ひとつひとつの作品がいつまでもみなさんの心のかたすみに生きつづければうれしく思います。りぼん編集部
カラーシリーズ・インタビュー
記念すべき、カラーシリーズ第1巻目の作者、そして、シリーズ最多の9作をお描きになった竹本みつる先生のお話です。
手塚先生の「新宝島」が、まんがを描くきっかけでした。昭和22年に出た本ですから、読んだのは中学校へあがるころだったと思います。東映映画などをみては、見よう見まねで映画をまんがにしたのを手はじめに、高校生になると北陸本線で1時間くらいの金沢までしょっちゅう行っては「北國新聞」の「少年プレス」という少年版のページに、さし絵や子どもまんがを描かせてもらいました。
自分のまんがを描いてみようと思ったのは、高校を卒業してすぐです。ずっと描いたり消したりしている「少女と宝石」という少女まんががあって、それを抱えて上京し、ある出版社をたずねると、編集者のOさんが松本零士さん(まだ晟といっていましたが)を紹介してくれました。
松本さんはわたしの大恩人です。わたしをトキワ荘に連れていき手塚先生に紹介してくれて、「少女と宝石」を見ていただくことができました。

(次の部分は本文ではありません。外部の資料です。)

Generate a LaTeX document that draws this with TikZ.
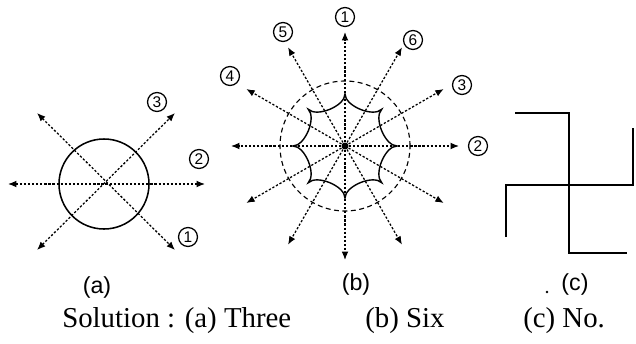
\documentclass[tikz,border=0pt]{standalone}
\usepackage{fontspec}
\newfontfamily\labelfont{Liberation Sans}
\newfontfamily\answerfont{Liberation Serif}
\usetikzlibrary{arrows.meta}

\tikzset{
  ray/.style={line width=0.9pt,dash pattern=on 1.6pt off 1.3pt},
  tip/.style={-{Latex[length=2.1mm,width=1.7mm]}},
  numc/.style={circle,draw,line width=0.9pt,inner sep=0pt,minimum size=13.5pt,
    font=\labelfont\fontsize{11}{11}\selectfont},
  arm/.style={line width=1.2pt},
  caption/.style={font=\labelfont\fontsize{16.5}{16.5}\selectfont},
  answer/.style={anchor=base west,inner sep=0pt,font=\answerfont\fontsize{20.5}{22}\selectfont}
}

\begin{document}
\begin{tikzpicture}[x=0.025cm,y=0.025cm]
\useasboundingbox (0,0) rectangle (636,343);

% (a) circle
\coordinate (A) at (104,159);
\draw[line width=1.1pt] (A) circle (45);
\coordinate (aL) at (8,159);
\coordinate (aR) at (205,159);
\coordinate (aUL) at (37,230);
\coordinate (aLR) at (175,93);
\coordinate (aUR) at (175,230);
\coordinate (aLL) at (37,93);
\draw[ray,{Latex[length=2.1mm,width=1.7mm]}-{Latex[length=2.1mm,width=1.7mm]}] (aL) -- (aR);
\draw[ray,{Latex[length=2.1mm,width=1.7mm]}-{Latex[length=2.1mm,width=1.7mm]}] (aUL) -- (aLR);
\draw[ray,{Latex[length=2.1mm,width=1.7mm]}-{Latex[length=2.1mm,width=1.7mm]}] (aLL) -- (aUR);
\node[numc] (a1) at (188,106) {1};
\node[numc] (a2) at (199,184) {2};
\node[numc] (a3) at (157,241) {3};
\node[caption] (capa) at (97,56) {(a)};

% (b) star
\coordinate (B) at (345,197);
\draw[line width=0.8pt,dash pattern=on 3.5pt off 2.5pt] (B) circle (65);
\begin{scope}[shift={(B)}]
\draw[line width=1pt] (0:52)
  \foreach \t in {0,45,...,315}{ .. controls (\t:40) and (\t+45:40) .. (\t+45:52)} -- cycle;
\foreach \t in {0,30,...,330}
  \coordinate (b\t) at (\t:114);
\end{scope}
\foreach \t in {0,30,...,330}
  \draw[ray,tip] (B) -- (b\t);
\fill (B) circle (3.5);
\node[numc] (b1) at (345,326) {1};
\node[numc] (b2) at (478,197) {2};
\node[numc] (b3) at (462,258) {3};
\node[numc] (b4) at (230,267) {4};
\node[numc] (b5) at (283,311) {5};
\node[numc] (b6) at (413,303) {6};
\node[caption] (capb) at (356,59) {(b)};

% (c) cross
\coordinate (cT) at (569,230);
\coordinate (cTL) at (515,230);
\coordinate (cB) at (569,90);
\coordinate (cBR) at (627,90);
\coordinate (cL) at (506,158);
\coordinate (cLB) at (506,106);
\coordinate (cR) at (633,158);
\coordinate (cRT) at (633,215);
\draw[arm] (cTL) -- (cT) -- (cB) -- (cBR);
\draw[arm] (cLB) -- (cL) -- (cR) -- (cRT);
\fill (547,51) circle (1.3);
\node[caption] (capc) at (575,59) {(c)};

% answers
\node[answer] (ansa) at (62,16) {Solution : (a) Three};
\node[answer] (ansb) at (365,16) {(b) Six};
\node[answer] (ansc) at (523,16) {(c) No.};

\end{tikzpicture}
\end{document}
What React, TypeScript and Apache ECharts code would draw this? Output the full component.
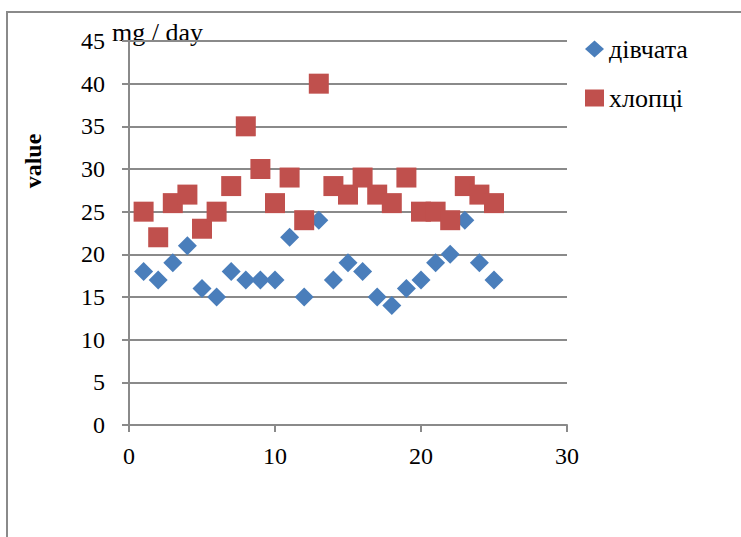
import React, { useEffect, useRef } from "react";
import * as echarts from "echarts";

const xValues = [1, 2, 3, 4, 5, 6, 7, 8, 9, 10, 11, 12, 13, 14, 15, 16, 17, 18, 19, 20, 21, 22, 23, 24, 25];
const girls = [18, 17, 19, 21, 16, 15, 18, 17, 17, 17, 22, 15, 24, 17, 19, 18, 15, 14, 16, 17, 19, 20, 24, 19, 17];
const boys = [25, 22, 26, 27, 23, 25, 28, 35, 30, 26, 29, 24, 40, 28, 27, 29, 27, 26, 29, 25, 25, 24, 28, 27, 26];
const seriesNames = ["дівчата", "хлопці"];
const yAxisTitle = "value";
const unitLabel = "mg / day";

const FONT = "Liberation Serif";
const GRID_COLOR = "#8a8a8a";

export default function App() {
  const ref = useRef<HTMLDivElement>(null);

  useEffect(() => {
    if (!ref.current) return;
    const chart = echarts.init(ref.current, null, { renderer: "svg" });
    const girlsData = xValues.map((x, i) => [x, girls[i]]);
    const boysData = xValues.map((x, i) => [x, boys[i]]);

    chart.setOption({
      animation: false,
      backgroundColor: "#ffffff",
      textStyle: { fontFamily: FONT, color: "#000" },
      grid: { left: 129, top: 41, right: 174, bottom: 112, containLabel: false },
      xAxis: {
        type: "value",
        min: 0,
        max: 30,
        interval: 10,
        axisLine: { show: true, lineStyle: { color: GRID_COLOR, width: 2 } },
        axisTick: { show: true, inside: false, length: 7, lineStyle: { color: GRID_COLOR, width: 2 } },
        axisLabel: { fontFamily: FONT, fontSize: 24, color: "#000", margin: 19 },
        splitLine: { show: false },
      },
      yAxis: {
        type: "value",
        min: 0,
        max: 45,
        interval: 5,
        axisLine: { show: true, onZero: false, lineStyle: { color: GRID_COLOR, width: 2 } },
        axisTick: { show: true, inside: false, length: 7, lineStyle: { color: GRID_COLOR, width: 2 } },
        axisLabel: { fontFamily: FONT, fontSize: 24, color: "#000", margin: 24 },
        splitLine: { show: true, lineStyle: { color: GRID_COLOR, width: 2 } },
      },
      legend: {
        orient: "vertical",
        left: 580,
        top: 31,
        itemWidth: 19,
        itemHeight: 17,
        itemGap: 23,
        textStyle: { fontFamily: FONT, fontSize: 26, color: "#000", lineHeight: 26 },
        data: seriesNames,
      },
      graphic: [
        {
          type: "rect",
          shape: { x: 7, y: 12, width: 800, height: 600 },
          style: { fill: "none", stroke: "#8a8a8a", lineWidth: 2 },
          silent: true,
        },
        {
          type: "text",
          x: 112,
          y: 32,
          style: { text: unitLabel, font: `26px ${FONT}`, fill: "#000", textVerticalAlign: "middle" },
        },
        {
          type: "text",
          x: 33,
          y: 161,
          rotation: Math.PI / 2,
          style: {
            text: yAxisTitle,
            font: `bold 24px ${FONT}`,
            fill: "#000",
            textAlign: "center",
            textVerticalAlign: "middle",
          },
        },
      ],
      series: [
        {
          name: seriesNames[0],
          type: "scatter",
          symbol: "diamond",
          symbolSize: [19, 19],
          itemStyle: { color: "#4a7ebb", opacity: 1 },
          data: girlsData,
          z: 2,
        },
        {
          name: seriesNames[1],
          type: "scatter",
          symbol: "rect",
          symbolSize: [20, 20],
          itemStyle: { color: "#c0504d", opacity: 1 },
          data: boysData,
          z: 3,
        },
      ],
    });
    return () => chart.dispose();
  }, []);

  return (
    <div
      ref={ref}
      style={{ position: "fixed", left: 0, top: 0, width: 741, height: 537, background: "#fff" }}
    />
  );
}
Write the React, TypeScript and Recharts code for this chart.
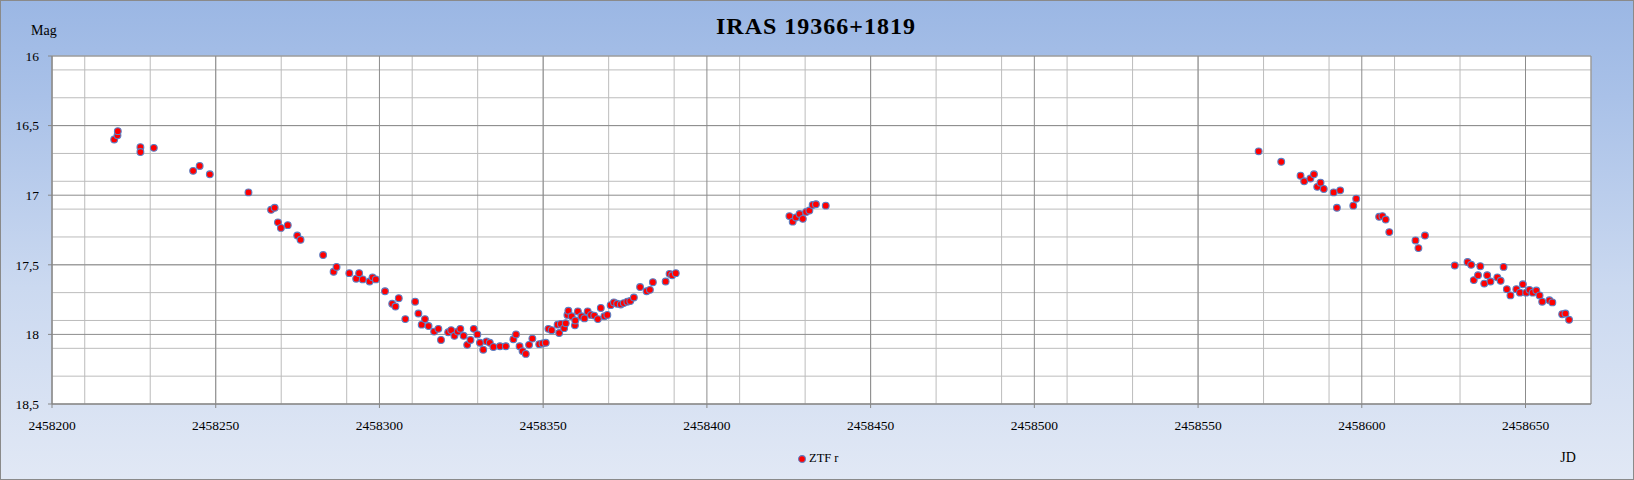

手塚先生は決してほめません。わたしにとって最後まで厳しい”まんがの神様”でしたね。2作目を描いてOさんに見てもらうと、若木書房という貸本マンガの出版社を紹介してくれて、1冊分128ページか短編32ページを毎月描くようになりました。
そこで描いたうちのひとつがカラーシリーズ第1巻になった「ふたりの花物語」です。自信作でした。もう50年以上前のことですからどうして「りぼん」を訪ねたかはっきり覚えていないのですが、編集部でUさんというこわもての編集長が読んでくれて、「良かった。うちでなんとか日の目を見られるようやってみるよ」と言ってくれました。それからカラーシリーズがはじまって、全部で9作描いています。
読者からのお手紙はうれしかった。仕事が遅くて、1ヶ月で32ページ描くのがやっとだったわたしが128ページ描くのは大変でしたが、そのうれしさは今でも忘れられません。